| What to do |
Select the lines below containing the word "this".

| Records for processing |

——————

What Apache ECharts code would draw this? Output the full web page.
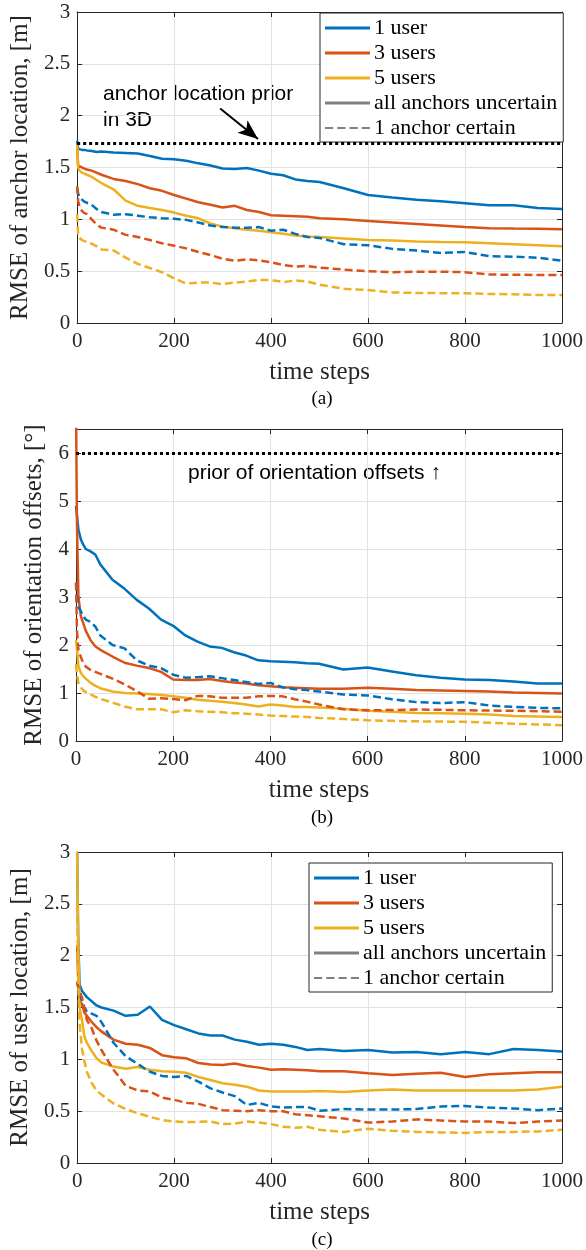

——————

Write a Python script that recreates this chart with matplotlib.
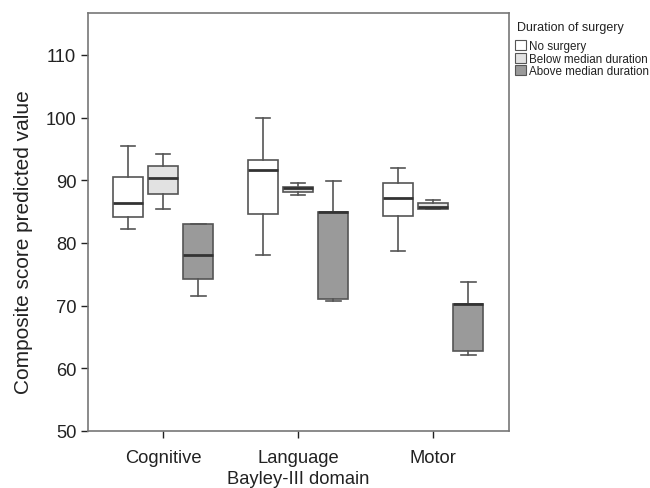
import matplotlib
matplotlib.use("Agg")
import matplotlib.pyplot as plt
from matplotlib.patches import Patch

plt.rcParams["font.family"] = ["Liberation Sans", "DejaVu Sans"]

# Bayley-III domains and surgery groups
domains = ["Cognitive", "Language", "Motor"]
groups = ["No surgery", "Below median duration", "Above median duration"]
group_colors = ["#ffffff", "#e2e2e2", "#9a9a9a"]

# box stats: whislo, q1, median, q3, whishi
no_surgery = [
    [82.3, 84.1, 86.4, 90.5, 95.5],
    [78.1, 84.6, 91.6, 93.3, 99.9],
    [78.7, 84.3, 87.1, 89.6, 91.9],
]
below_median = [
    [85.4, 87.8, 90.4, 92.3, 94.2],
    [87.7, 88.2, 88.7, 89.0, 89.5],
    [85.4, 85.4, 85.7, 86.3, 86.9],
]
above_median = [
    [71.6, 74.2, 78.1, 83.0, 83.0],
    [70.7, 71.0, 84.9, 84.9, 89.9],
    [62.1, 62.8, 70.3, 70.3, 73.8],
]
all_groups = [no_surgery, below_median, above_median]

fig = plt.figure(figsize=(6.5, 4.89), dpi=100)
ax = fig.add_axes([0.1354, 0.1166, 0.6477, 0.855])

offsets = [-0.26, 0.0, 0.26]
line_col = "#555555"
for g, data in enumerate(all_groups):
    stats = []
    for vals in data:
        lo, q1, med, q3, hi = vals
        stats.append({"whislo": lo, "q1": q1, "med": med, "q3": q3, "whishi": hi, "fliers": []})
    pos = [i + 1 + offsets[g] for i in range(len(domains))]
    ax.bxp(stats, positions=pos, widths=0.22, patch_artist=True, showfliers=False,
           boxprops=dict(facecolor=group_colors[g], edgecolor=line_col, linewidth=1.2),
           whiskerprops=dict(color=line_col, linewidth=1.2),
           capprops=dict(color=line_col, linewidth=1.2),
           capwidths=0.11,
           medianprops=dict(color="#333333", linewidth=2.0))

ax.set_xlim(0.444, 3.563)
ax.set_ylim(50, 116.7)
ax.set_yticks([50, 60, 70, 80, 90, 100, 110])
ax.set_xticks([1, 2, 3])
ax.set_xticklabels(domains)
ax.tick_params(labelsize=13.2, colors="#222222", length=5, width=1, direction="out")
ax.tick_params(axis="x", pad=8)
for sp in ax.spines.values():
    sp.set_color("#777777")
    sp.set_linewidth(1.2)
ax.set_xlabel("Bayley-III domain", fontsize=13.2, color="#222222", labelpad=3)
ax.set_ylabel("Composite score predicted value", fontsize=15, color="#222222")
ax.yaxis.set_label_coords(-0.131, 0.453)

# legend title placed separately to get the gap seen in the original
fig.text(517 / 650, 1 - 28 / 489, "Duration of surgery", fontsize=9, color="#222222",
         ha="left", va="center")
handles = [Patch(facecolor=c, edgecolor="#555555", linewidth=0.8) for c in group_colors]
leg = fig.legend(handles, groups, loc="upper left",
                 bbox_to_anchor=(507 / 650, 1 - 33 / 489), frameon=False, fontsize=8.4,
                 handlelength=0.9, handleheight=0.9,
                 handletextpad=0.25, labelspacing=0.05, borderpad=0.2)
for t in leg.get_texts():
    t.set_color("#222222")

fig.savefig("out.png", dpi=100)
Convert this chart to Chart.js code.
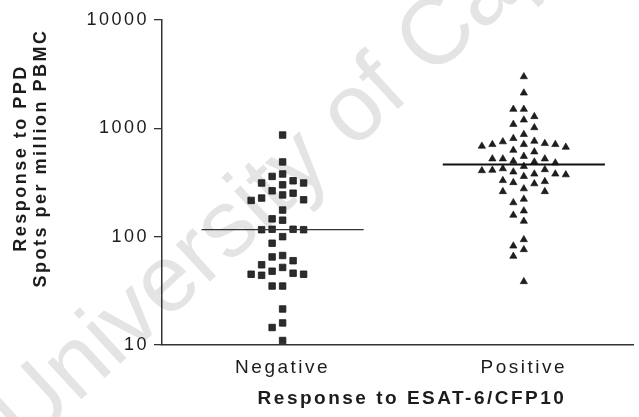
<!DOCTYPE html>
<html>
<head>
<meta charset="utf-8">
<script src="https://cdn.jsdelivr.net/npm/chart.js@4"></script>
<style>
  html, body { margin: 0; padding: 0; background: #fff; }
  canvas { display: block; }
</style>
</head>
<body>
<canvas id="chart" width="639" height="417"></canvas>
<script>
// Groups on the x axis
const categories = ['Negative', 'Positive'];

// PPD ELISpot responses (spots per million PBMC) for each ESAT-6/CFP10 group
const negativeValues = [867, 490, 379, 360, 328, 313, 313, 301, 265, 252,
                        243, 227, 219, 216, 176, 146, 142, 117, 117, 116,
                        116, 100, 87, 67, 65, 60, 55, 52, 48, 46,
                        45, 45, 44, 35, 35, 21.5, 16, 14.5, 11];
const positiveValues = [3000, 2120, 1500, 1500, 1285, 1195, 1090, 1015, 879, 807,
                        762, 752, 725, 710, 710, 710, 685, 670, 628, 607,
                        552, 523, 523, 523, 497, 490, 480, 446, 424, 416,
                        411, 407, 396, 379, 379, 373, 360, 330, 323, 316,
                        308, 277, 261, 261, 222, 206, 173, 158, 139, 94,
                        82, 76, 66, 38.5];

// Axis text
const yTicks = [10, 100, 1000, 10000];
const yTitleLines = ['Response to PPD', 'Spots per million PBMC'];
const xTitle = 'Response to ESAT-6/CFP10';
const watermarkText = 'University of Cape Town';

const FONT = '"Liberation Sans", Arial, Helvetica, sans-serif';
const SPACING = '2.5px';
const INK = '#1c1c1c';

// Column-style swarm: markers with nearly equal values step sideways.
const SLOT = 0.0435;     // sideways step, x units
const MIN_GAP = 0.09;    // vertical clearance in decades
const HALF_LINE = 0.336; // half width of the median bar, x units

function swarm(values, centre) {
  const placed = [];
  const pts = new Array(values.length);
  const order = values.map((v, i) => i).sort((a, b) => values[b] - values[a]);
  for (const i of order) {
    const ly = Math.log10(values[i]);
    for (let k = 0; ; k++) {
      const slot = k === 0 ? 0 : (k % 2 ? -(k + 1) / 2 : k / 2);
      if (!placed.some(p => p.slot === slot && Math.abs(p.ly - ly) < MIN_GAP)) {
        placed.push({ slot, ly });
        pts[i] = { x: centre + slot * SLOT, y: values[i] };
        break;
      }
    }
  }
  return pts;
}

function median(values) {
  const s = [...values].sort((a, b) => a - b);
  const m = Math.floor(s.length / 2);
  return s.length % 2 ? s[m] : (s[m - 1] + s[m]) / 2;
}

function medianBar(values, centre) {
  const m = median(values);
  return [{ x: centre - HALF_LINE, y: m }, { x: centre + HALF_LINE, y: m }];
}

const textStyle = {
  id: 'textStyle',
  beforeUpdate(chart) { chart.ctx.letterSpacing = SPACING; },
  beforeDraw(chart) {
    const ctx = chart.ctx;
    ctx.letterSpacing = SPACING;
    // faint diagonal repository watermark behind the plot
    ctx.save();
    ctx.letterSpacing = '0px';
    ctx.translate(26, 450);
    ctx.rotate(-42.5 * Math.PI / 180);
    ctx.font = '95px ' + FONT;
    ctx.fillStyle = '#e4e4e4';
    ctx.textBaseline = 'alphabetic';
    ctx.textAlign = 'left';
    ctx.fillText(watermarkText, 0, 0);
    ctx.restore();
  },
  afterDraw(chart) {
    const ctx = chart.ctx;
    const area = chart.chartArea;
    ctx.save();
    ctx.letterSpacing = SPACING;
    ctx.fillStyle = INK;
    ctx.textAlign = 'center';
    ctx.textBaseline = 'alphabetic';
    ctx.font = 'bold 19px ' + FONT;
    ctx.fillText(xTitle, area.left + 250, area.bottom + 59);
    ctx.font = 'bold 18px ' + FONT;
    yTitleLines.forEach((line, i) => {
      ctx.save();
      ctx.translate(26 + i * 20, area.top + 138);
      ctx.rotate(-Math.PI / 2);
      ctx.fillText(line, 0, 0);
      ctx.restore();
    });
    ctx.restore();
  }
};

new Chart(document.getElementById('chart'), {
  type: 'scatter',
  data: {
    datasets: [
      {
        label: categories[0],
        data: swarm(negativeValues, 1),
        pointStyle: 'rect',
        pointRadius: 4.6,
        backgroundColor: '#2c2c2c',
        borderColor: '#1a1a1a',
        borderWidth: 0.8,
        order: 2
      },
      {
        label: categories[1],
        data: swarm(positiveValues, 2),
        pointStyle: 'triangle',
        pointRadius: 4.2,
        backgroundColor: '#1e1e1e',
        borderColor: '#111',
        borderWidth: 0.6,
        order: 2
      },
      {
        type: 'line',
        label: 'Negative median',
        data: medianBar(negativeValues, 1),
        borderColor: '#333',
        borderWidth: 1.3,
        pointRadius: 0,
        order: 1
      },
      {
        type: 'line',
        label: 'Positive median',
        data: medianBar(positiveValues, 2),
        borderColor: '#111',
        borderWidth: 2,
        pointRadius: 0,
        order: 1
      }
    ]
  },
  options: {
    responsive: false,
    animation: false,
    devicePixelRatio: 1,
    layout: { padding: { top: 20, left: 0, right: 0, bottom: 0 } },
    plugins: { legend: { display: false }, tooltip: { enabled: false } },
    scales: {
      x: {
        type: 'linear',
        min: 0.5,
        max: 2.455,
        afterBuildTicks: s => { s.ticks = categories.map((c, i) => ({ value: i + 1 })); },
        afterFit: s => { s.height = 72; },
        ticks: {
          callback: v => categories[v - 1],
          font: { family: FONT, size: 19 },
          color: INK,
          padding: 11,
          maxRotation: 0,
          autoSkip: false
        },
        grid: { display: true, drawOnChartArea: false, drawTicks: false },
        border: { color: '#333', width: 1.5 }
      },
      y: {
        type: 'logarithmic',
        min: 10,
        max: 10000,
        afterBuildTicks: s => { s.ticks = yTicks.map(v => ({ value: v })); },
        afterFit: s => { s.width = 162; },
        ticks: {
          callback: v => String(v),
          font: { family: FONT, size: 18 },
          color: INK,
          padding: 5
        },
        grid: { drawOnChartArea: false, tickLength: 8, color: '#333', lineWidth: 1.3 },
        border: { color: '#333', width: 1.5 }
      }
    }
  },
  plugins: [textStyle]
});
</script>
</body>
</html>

——————

| Expected answer |
What Apache ECharts code would draw this? Output the full web page.
Write a Python script that recreates this chart with matplotlib.
Convert this chart to Chart.js code.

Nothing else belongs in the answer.